И найденное, не то ниспосланное, не то осенившее, было по стати, по росту, по голосу, по калибру.
Он звал революцию, которую еще не назвали переворотом, как главную женщину своей жизни.
Не сомневался – она услышит, узнает, примет, поймет, воздаст.
Немного было ему отпущено в преобразившемся отечестве – не набралось и пятнадцати лет.
И все эти годы так исступленно хотел уверить свою республику, что он в ней не чужак, не бастард, что он ей предан, что он ей нужен.
Путь от горлана до агитатора он одолел.
Стать главарем при жизни не смог. Не дотерпел. Не дослужил.
Это и было его удачей, хотя он об этом не догадался.
Тут ему повезло. Не дожил.
Нынче, когда на исходе дней нехотя подбиваешь бабки, хитрить с самим собою нет смысла – способности были невелики.
И все же выбор, сделанный в детстве со взрослой решимостью, был для меня единственным – альтернативы не было.
Ни южный футбол, ни южные девушки, ни все другие щедроты юга – ничто не могло меня убедить, что этот дарованный тебе срок нужно прожить, а не записать, что эта добровольная схима нелепа. Не смертный ли грех – распять свою жизнь на плахе письменного стола?
Судьба оказалась крутым орешком, но все в ней сложилось и все срослось.
И, понимая неотвратимость последнего шага, я сознаю, что тяжелее всего проститься с чистой страничкой писчей бумаги, всегда поджидавшей меня по утрам.
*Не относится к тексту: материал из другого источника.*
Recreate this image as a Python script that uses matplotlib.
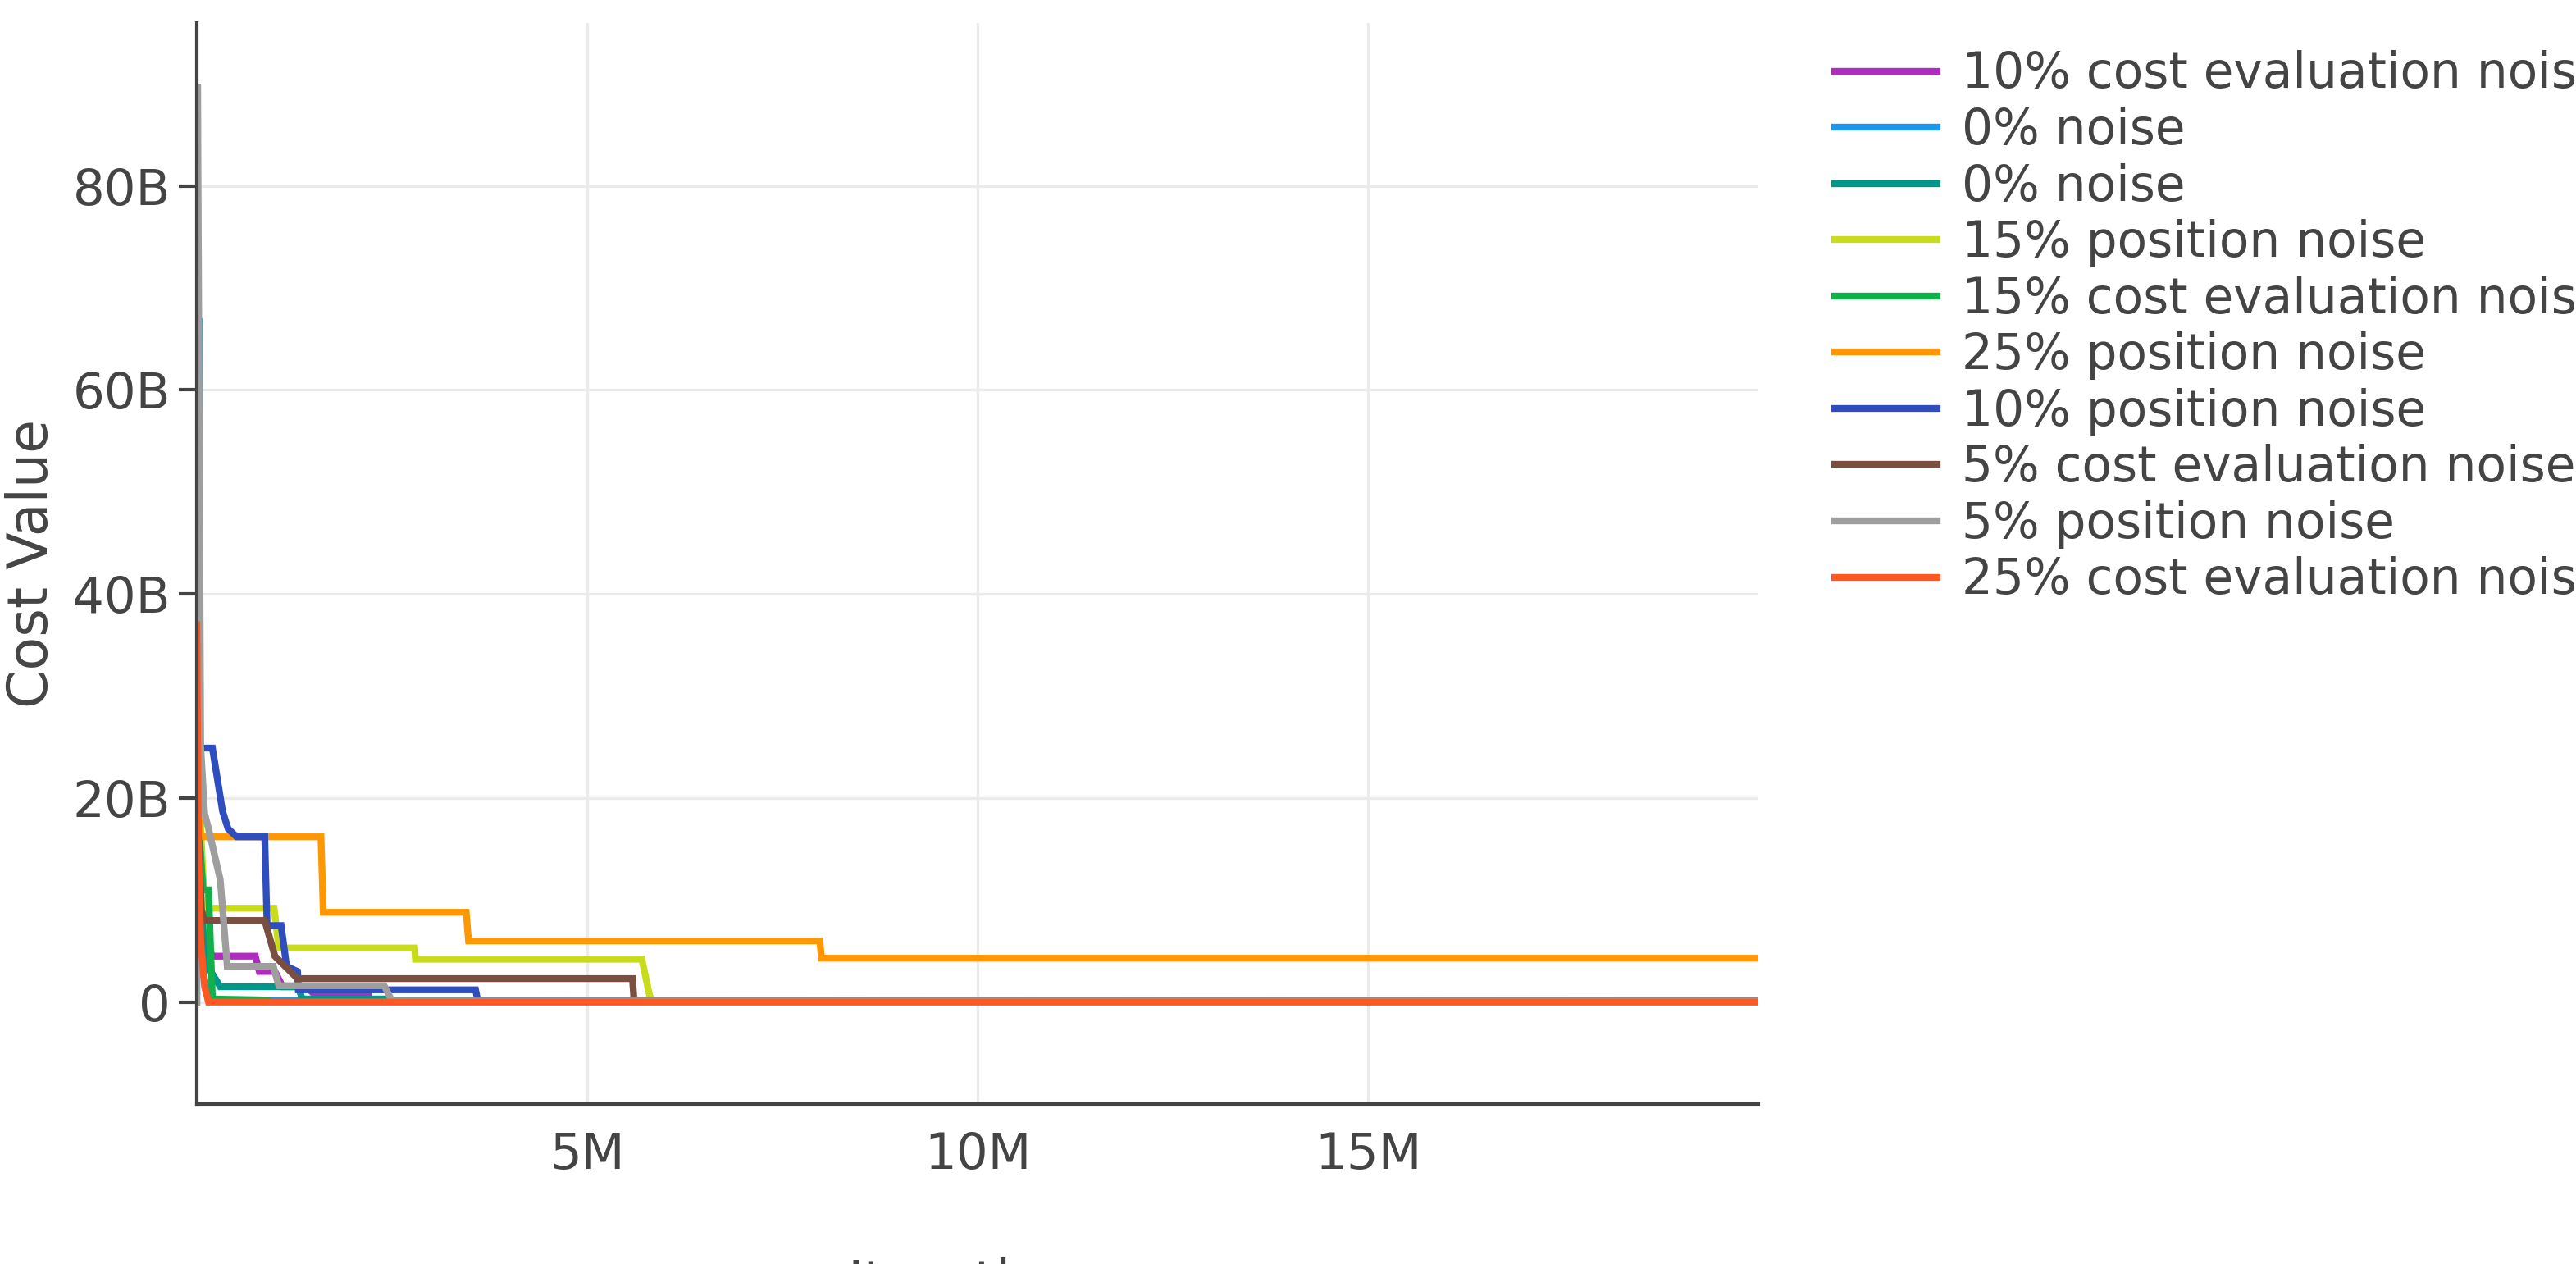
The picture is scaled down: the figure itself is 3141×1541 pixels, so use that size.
import matplotlib.pyplot as plt
from matplotlib.ticker import FuncFormatter

plt.rcParams['font.family'] = ['DejaVu Sans']

# iterations in millions, cost in billions (vertices of the step curves)
labels = ['10% cost evaluation noise', '0% noise', '0% noise', '15% position noise',
          '15% cost evaluation noise', '25% position noise', '10% position noise',
          '5% cost evaluation noise', '5% position noise', '25% cost evaluation noise']
colors = ['#B02BC0', '#1E96EC', '#00968A', '#C8DC1C', '#10B04A', '#FF9800',
          '#2E4DBF', '#7B4F40', '#9E9E9E', '#FF5722']

x_purple = [0.0, 0.02, 0.06, 0.2, 0.75, 0.8, 1.0, 1.1, 1.4, 1.5, 2.2, 2.2, 20]
y_purple = [30.0, 9.0, 7.0, 4.5, 4.5, 3.0, 3.0, 1.5, 1.5, 0.8, 0.8, 0.1, 0.1]
x_lblue = [0.0, 0.03, 0.04, 0.08, 0.15, 20]
y_lblue = [0.0, 67.0, 20.0, 3.0, 0.2, 0.15]
x_teal = [0.0, 0.03, 0.1, 0.3, 1.3, 1.35, 2.4, 2.4, 20]
y_teal = [30.0, 15.0, 4.0, 1.5, 1.5, 0.3, 0.3, 0.1, 0.1]
x_lime = [0.0, 0.1, 0.99, 1.05, 2.79, 2.8, 5.70, 5.8, 5.85, 20]
y_lime = [25.0, 9.2, 9.2, 5.3, 5.3, 4.2, 4.2, 0.6, 0.1, 0.1]
x_green = [0.0, 0.08, 0.15, 0.2, 0.9, 0.9, 20]
y_green = [20.0, 11.0, 11.0, 0.3, 0.2, 0.05, 0.05]
x_orange = [0.0, 0.05, 1.59, 1.62, 3.45, 3.48, 7.98, 8.0, 20]
y_orange = [20.0, 16.2, 16.2, 8.8, 8.8, 6.0, 6.0, 4.3, 4.3]
x_blue = [0.0, 0.05, 0.2, 0.33, 0.4, 0.51, 0.87, 0.9, 1.08, 1.15, 1.29, 1.3, 3.57, 3.6, 20]
y_blue = [30.0, 24.9, 24.9, 18.7, 17.0, 16.2, 16.2, 7.5, 7.5, 3.5, 3.0, 1.2, 1.2, 0.1, 0.1]
x_brown = [0.0, 0.06, 0.1, 0.87, 1.0, 1.29, 5.58, 5.6, 20]
y_brown = [20.0, 9.0, 8.0, 8.0, 4.5, 2.3, 2.3, 0.1, 0.1]
x_gray = [0.0, 0.01, 0.05, 0.1, 0.15, 0.3, 0.39, 0.98, 1.05, 2.4, 2.5, 20]
y_gray = [0.0, 90.0, 25.0, 18.5, 17.0, 12.0, 3.5, 3.5, 1.6, 1.6, 0.1, 0.1]
x_red = [0.0, 0.02, 0.05, 0.1, 0.15, 20]
y_red = [37.0, 15.0, 6.0, 1.5, 0.0, 0.0]

xs = [x_purple, x_lblue, x_teal, x_lime, x_green, x_orange, x_blue, x_brown, x_gray, x_red]
ys = [y_purple, y_lblue, y_teal, y_lime, y_green, y_orange, y_blue, y_brown, y_gray, y_red]

fig = plt.figure(figsize=(15.705, 7.705), dpi=200)
ax = fig.add_axes([0.0764, 0.1265, 0.6062, 0.8555])

for x, y, c, lab in zip(xs, ys, colors, labels):
    ax.plot([v * 1e6 for v in x], [v * 1e9 for v in y], color=c, lw=3.0, label=lab,
            solid_joinstyle='miter')

ax.set_xlim(0, 20e6)
ax.set_ylim(-10e9, 96e9)
ax.set_xticks([5e6, 10e6, 15e6])
ax.set_yticks([0, 20e9, 40e9, 60e9, 80e9])
ax.xaxis.set_major_formatter(FuncFormatter(lambda v, p: f'{v / 1e6:.0f}M'))
ax.yaxis.set_major_formatter(FuncFormatter(lambda v, p: '0' if v == 0 else f'{v / 1e9:.0f}B'))
ax.grid(True, color='#EBEBEB', lw=1.2)
ax.set_axisbelow(True)

for s in ['top', 'right']:
    ax.spines[s].set_visible(False)
for s in ['left', 'bottom']:
    ax.spines[s].set_color('#444444')
    ax.spines[s].set_linewidth(1.5)
ax.tick_params(axis='y', length=8, width=1.5, color='#444444', labelsize=22, labelcolor='#444444')
ax.tick_params(axis='x', length=0, labelsize=22, labelcolor='#444444', pad=12)

ax.set_xlabel('Iterations', fontsize=24, color='#444444', labelpad=34)
ax.set_ylabel('Cost Value', fontsize=24, color='#444444', labelpad=6)

fig.legend(loc='upper left', bbox_to_anchor=(0.695, 0.995), frameon=False, fontsize=21.5,
           handlelength=2.1, handletextpad=0.5, labelspacing=0.16, labelcolor='#444444')

fig.savefig('out.png', dpi=200)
Люди придумали государство и все его главные институты, когда убедились, что не рискуют остаться лицом к лицу со свободой, что друг для друга они опасны.
Свобода – трудное испытание. Она исходно предполагает разноголосицу и разномыслие. Она приучает к суровому климату почти неизбежных несовпадений, пристрастий, интересов, возможностей. Она далеко не всегда совместима с одним и тем же местом рождения.